Saying competition must be fostered in federal contracting, a federal judge on Friday rejected a legal challenge to plans by Bethesda-based Martin Marietta Corp. to bid on a $5 billion to $10 billion phone and data transmission network for the federal government.
American Telephone & Telegraph Co., which also is interested in the contract, went to court in July asking that Marietta's strategy be disqualified on grounds it would make illegal use of the seven Bell regional telephone companies.
The seven companies are barred from the long-distance phone business by the 1984 consent decree that created them out of the old AT&T monopoly network. But Marietta planned to use them as part of the long-distance network it would operate for the federal government, AT&T complained.
Marietta countered that the regional's facilities would be used under its direct control and only for about 40 percent of the long-distance traffic. Without them, it said, it would be unable to field a competitive bid.

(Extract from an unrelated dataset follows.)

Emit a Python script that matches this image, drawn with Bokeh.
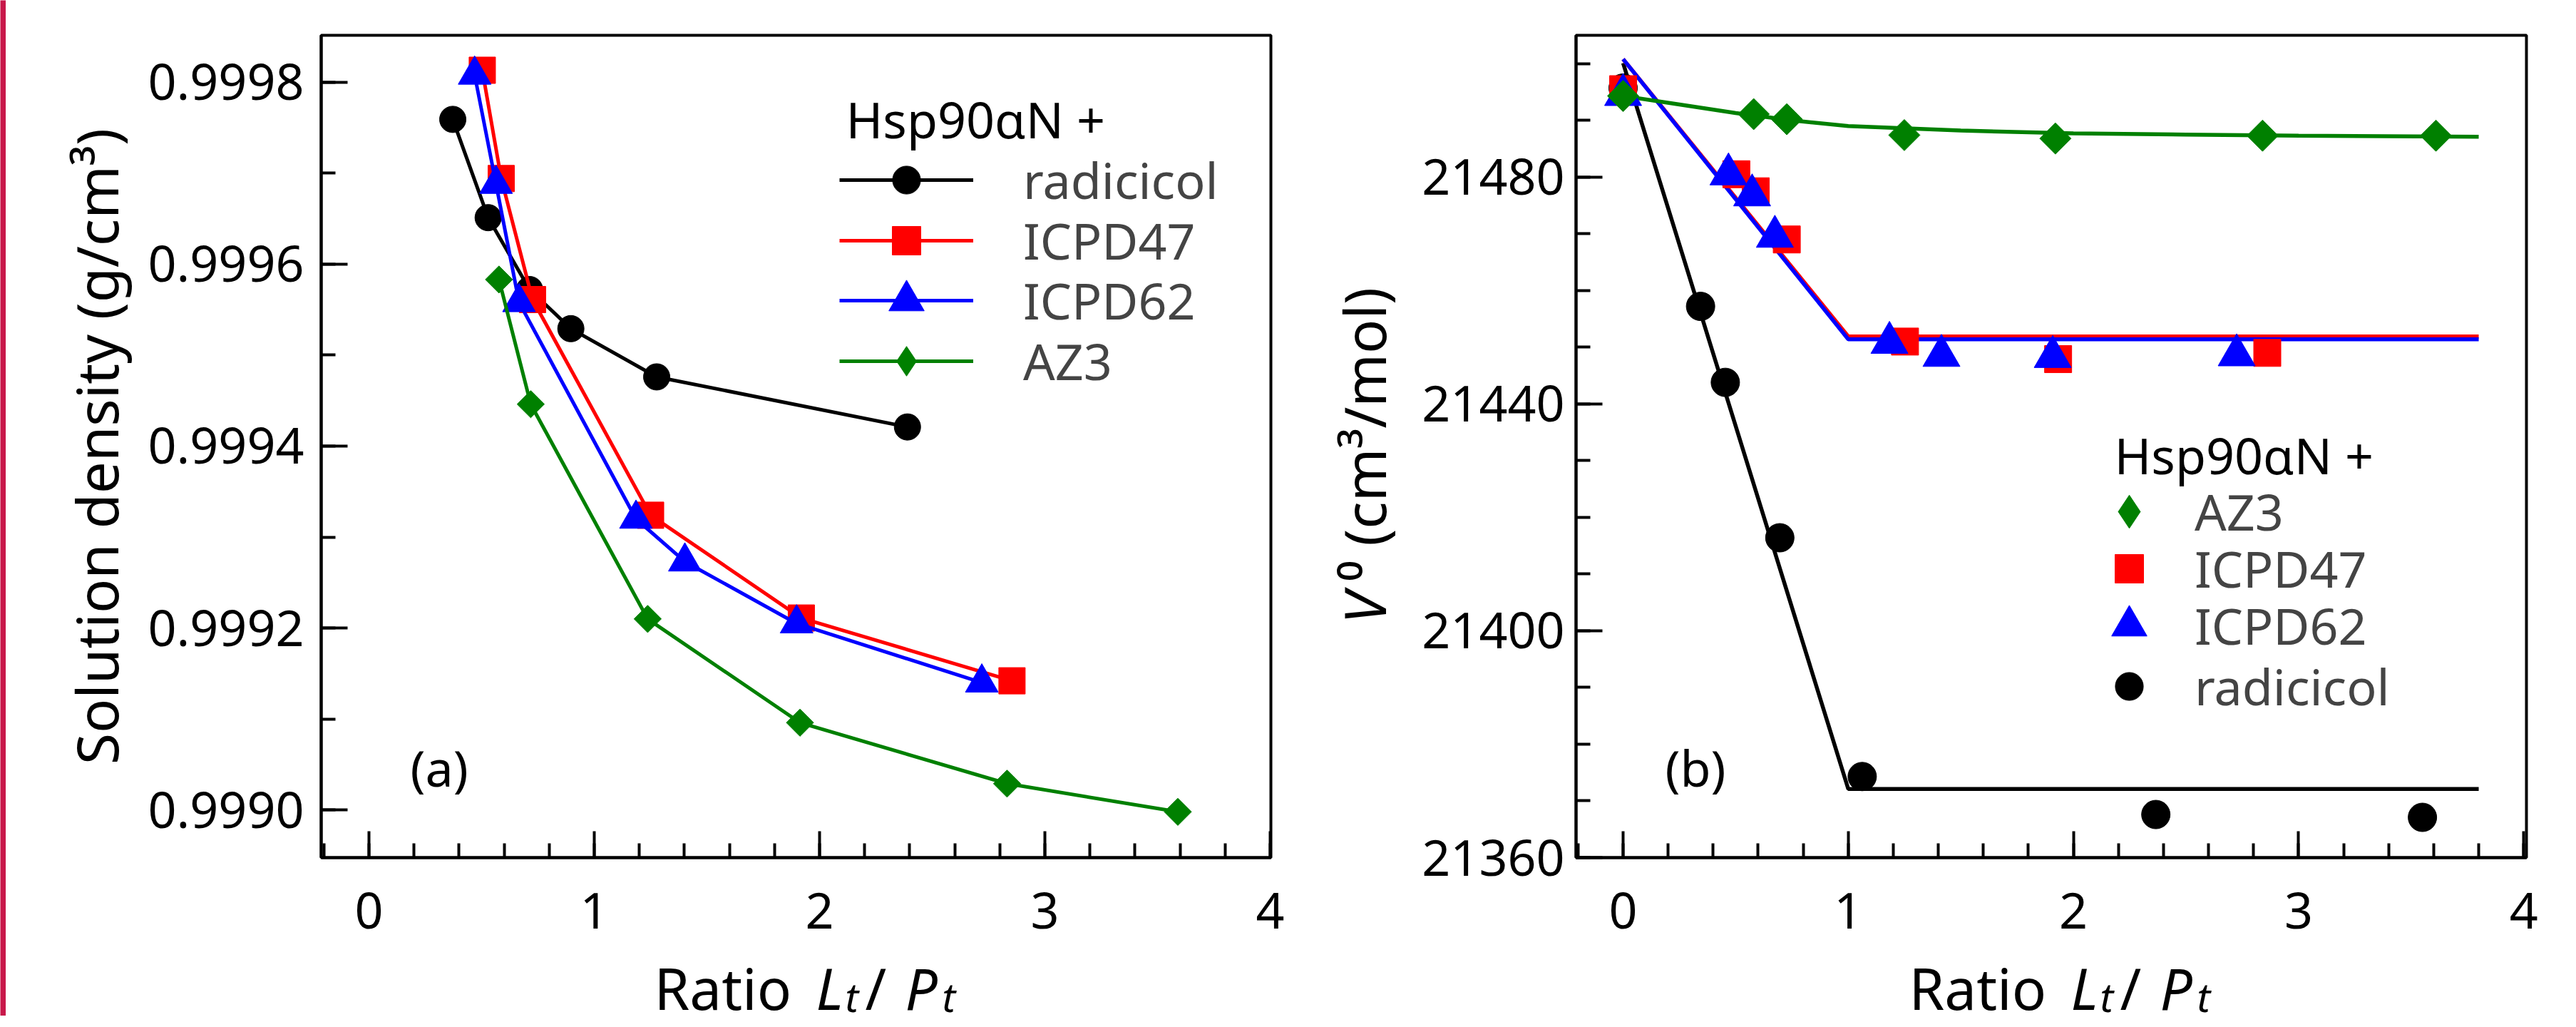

U.S. District Judge Harold Greene, who sets much of the nation's telecommunications policy, rejected AT&T's plea. "In an effort to foster competition with respect to these huge contracts," Greene wrote in a ruling released Friday, "the court will simply issue a waiver."
At the same time, Greene reserved judgement on whether that waiver was necessary -- in other words, on whether Martin Marietta's plan violated the consent decree.

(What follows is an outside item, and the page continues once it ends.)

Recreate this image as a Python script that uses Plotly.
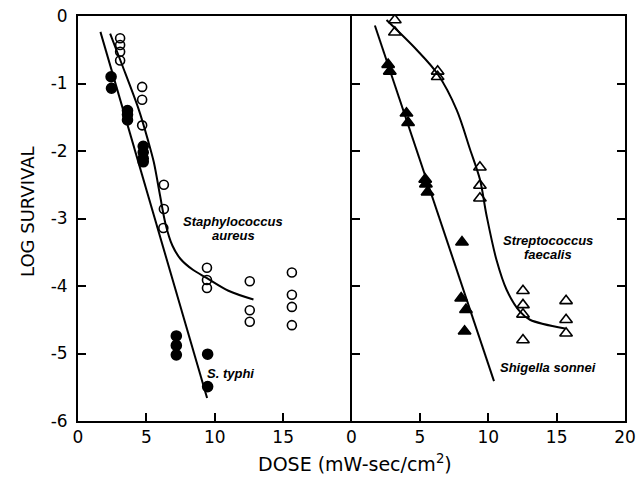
import plotly.graph_objects as go

# ---- data ----
# Left panel
staph_x = [3.08, 3.08, 3.08, 3.08, 4.69, 4.69, 4.69, 6.28, 6.28, 6.24,
           9.43, 9.43, 9.43, 12.56, 12.56, 12.56, 15.64, 15.64, 15.64, 15.64]
staph_y = [-0.33, -0.43, -0.53, -0.66, -1.05, -1.24, -1.62, -2.50, -2.86, -3.14,
           -3.73, -3.91, -4.03, -3.93, -4.36, -4.53, -3.80, -4.13, -4.31, -4.58]
typhi_x = [2.42, 2.45, 3.62, 3.62, 3.62, 4.77, 4.77, 4.77, 4.77, 7.19, 7.19, 7.19, 9.48, 9.48]
typhi_y = [-0.90, -1.07, -1.40, -1.46, -1.54, -1.93, -2.02, -2.11, -2.16, -4.74, -4.88, -5.02, -5.01, -5.49]
staph_fit_x = [2.35, 3.18, 4.45, 5.13, 5.55, 6.00, 6.40, 6.90, 7.50, 8.40, 9.40, 11.00, 12.83]
staph_fit_y = [-0.26, -0.70, -1.39, -1.85, -2.17, -2.66, -3.08, -3.40, -3.60, -3.76, -3.88, -4.07, -4.20]
typhi_fit_x = [1.64, 9.44]
typhi_fit_y = [-0.235, -5.66]

# Right panel
strep_x = [3.17, 3.17, 6.30, 6.30, 9.39, 9.39, 9.39, 12.54, 12.54, 12.54, 12.54, 15.69, 15.69, 15.69]
strep_y = [-0.06, -0.24, -0.82, -0.90, -2.24, -2.51, -2.70, -4.07, -4.28, -4.42, -4.80, -4.22, -4.50, -4.70]
shig_x = [2.68, 2.80, 4.02, 4.14, 5.39, 5.44, 5.56, 8.08, 8.02, 8.37, 8.27]
shig_y = [-0.72, -0.82, -1.44, -1.58, -2.42, -2.49, -2.61, -3.35, -4.18, -4.35, -4.67]
strep_fit_x = [2.56, 4.76, 6.30, 7.69, 8.66, 9.39, 9.88, 10.61, 11.35, 12.32, 13.05, 15.61]
strep_fit_y = [-0.06, -0.50, -0.86, -1.39, -1.97, -2.42, -2.96, -3.62, -4.06, -4.38, -4.50, -4.63]
shig_fit_x = [1.71, 10.42]
shig_fit_y = [-0.14, -5.41]

y_ticks = [0, -1, -2, -3, -4, -5, -6]
y_labels = ["0", "-1", "-2", "-3", "-4", "-5", "-6"]
x_ticks_left = [0, 5, 10, 15]
x_ticks_right = [0, 5, 10, 15, 20]

FONT = "DejaVu Sans"
LABFONT = "Liberation Sans"
fig = go.Figure()

def line(x, y, xa, ya, shape="spline"):
    fig.add_trace(go.Scatter(x=x, y=y, mode="lines", xaxis=xa, yaxis=ya,
                             line=dict(color="black", width=2, shape=shape, smoothing=0.9),
                             showlegend=False, hoverinfo="skip"))

def pts(x, y, xa, ya, symbol, size):
    fig.add_trace(go.Scatter(x=x, y=y, mode="markers", xaxis=xa, yaxis=ya,
                             marker=dict(symbol=symbol, size=size, color="black",
                                         line=dict(color="black", width=1.6)),
                             showlegend=False))

line(staph_fit_x, staph_fit_y, "x", "y")
line(typhi_fit_x, typhi_fit_y, "x", "y", "linear")
pts(staph_x, staph_y, "x", "y", "circle-open", 9)
pts(typhi_x, typhi_y, "x", "y", "circle", 10)

line(strep_fit_x, strep_fit_y, "x2", "y2")
line(shig_fit_x, shig_fit_y, "x2", "y2", "linear")
pts(strep_x, strep_y, "x2", "y2", "triangle-up-open", 11)
pts(shig_x, shig_y, "x2", "y2", "triangle-up", 11)

tickfont = dict(family=FONT, size=17, color="black")
axis_common = dict(showgrid=False, zeroline=False, showline=True, linecolor="black",
                   linewidth=2, ticks="inside", ticklen=8, tickwidth=1.5,
                   tickcolor="black", tickfont=tickfont, automargin=False)

fig.update_layout(
    width=644, height=479,
    margin=dict(l=78, r=19, t=16, b=58, autoexpand=False),
    paper_bgcolor="white", plot_bgcolor="white",
    xaxis=dict(domain=[0, 0.5], range=[0, 20], tickvals=x_ticks_left,
               ticktext=[str(v) for v in x_ticks_left], mirror=True,
               anchor="y", ticklabelstandoff=0, **axis_common),
    xaxis2=dict(domain=[0.5, 1], range=[0, 20], tickvals=x_ticks_right,
                ticktext=[str(v) for v in x_ticks_right], mirror=True,
                anchor="y2", ticklabelstandoff=0, **axis_common),
    yaxis=dict(range=[-6, 0], tickvals=y_ticks, ticktext=y_labels, mirror=False,
               anchor="x", ticklabelstandoff=5, **axis_common),
    yaxis2=dict(range=[-6, 0], tickvals=y_ticks, showticklabels=False, mirror="ticks",
                anchor="x2", matches="y", **axis_common),
)

lab = dict(family=LABFONT, size=13, color="black")
def label(x, y, xr, yr, txt):
    fig.add_annotation(x=x, y=y, xref=xr, yref=yr, showarrow=False,
                       text="<b><i>" + txt + "</i></b>", font=lab,
                       xanchor="center", yanchor="middle")

label(11.34, -3.05, "x", "y", "Staphylococcus")
label(11.34, -3.25, "x", "y", "aureus")
label(11.12, -5.29, "x", "y", "S. typhi")
label(14.37, -3.32, "x2", "y2", "Streptococcus")
label(14.37, -3.54, "x2", "y2", "faecalis")
label(14.37, -5.20, "x2", "y2", "Shigella sonnei")

# axis titles placed in plot-area (paper) coordinates
pw, ph = 644 - 78 - 19, 479 - 16 - 58
fig.add_annotation(x=(355 - 78) / pw, y=(421 - 463) / ph, xref="paper", yref="paper",
                   xanchor="center", yanchor="middle",
                   showarrow=False, text="DOSE (mW-sec/cm<sup>2</sup>)",
                   font=dict(family=FONT, size=19, color="black"))
fig.add_annotation(x=(27 - 78) / pw, y=(421 - 212) / ph, xref="paper", yref="paper",
                   xanchor="center", yanchor="middle",
                   showarrow=False, text="LOG SURVIVAL", textangle=-90,
                   font=dict(family=FONT, size=18, color="black"))

fig.write_html("out.html", config={"displayModeBar": False},
               post_script="document.body.style.margin='0';document.body.style.overflow='hidden';")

AT&T's motion was the latest obstacle to implementation of the planned update of the federal telecommunications network, known as FTS-2000. With a goal of providing telephone, data transmission and video services to federal agencies, it is expected to be the largest civilian contract ever let by the government.
Bids were supposed to have been opened in August. But the process was suspended because of congressional objections to plans by the General Services Administration to award the contract on a winner-take-all basis. Last month, GSA agreed to split the work between two teams of vendors, and the contracting process resumed, now a year behind schedule.
AT&T has formed a team with Boeing Co. Marietta, meanwhile, has joined forces with MCI Communications Corp. of Washington.
A third group, led by US Sprint, also was in the running for the contract but dropped out this summer. However, US Sprint officials have expressed interest in getting back in under the new two-vendor plan.
AT&T filed its motion against Marietta in July, after hearing in a speech of its competitor's plans to use the Baby Bells. In subsequent briefs with the court, the Department of Justice, the regional companies and Martin Marietta disputed AT&T's stance, contending either that Marietta's game plan did not violate the decree or should be allowed under a waiver.
Greene initially said that no decision was necessary, because it was not certain that the activity AT&T was objecting to would ever occur. But with all parties pressing for a decision, he issued one.
In a statement, AT&T described Greene's ruling as "a somewhat unusual resolution of the issue. "The judge is saying it would be all right for the regional telephone companies to provide the FTS-2000 switching under a waiver, without ruling on the larger issue of whether doing so violates the consent decree that broke up the Bell system," the company said. A spokesman said no decision had been made on whether to appeal.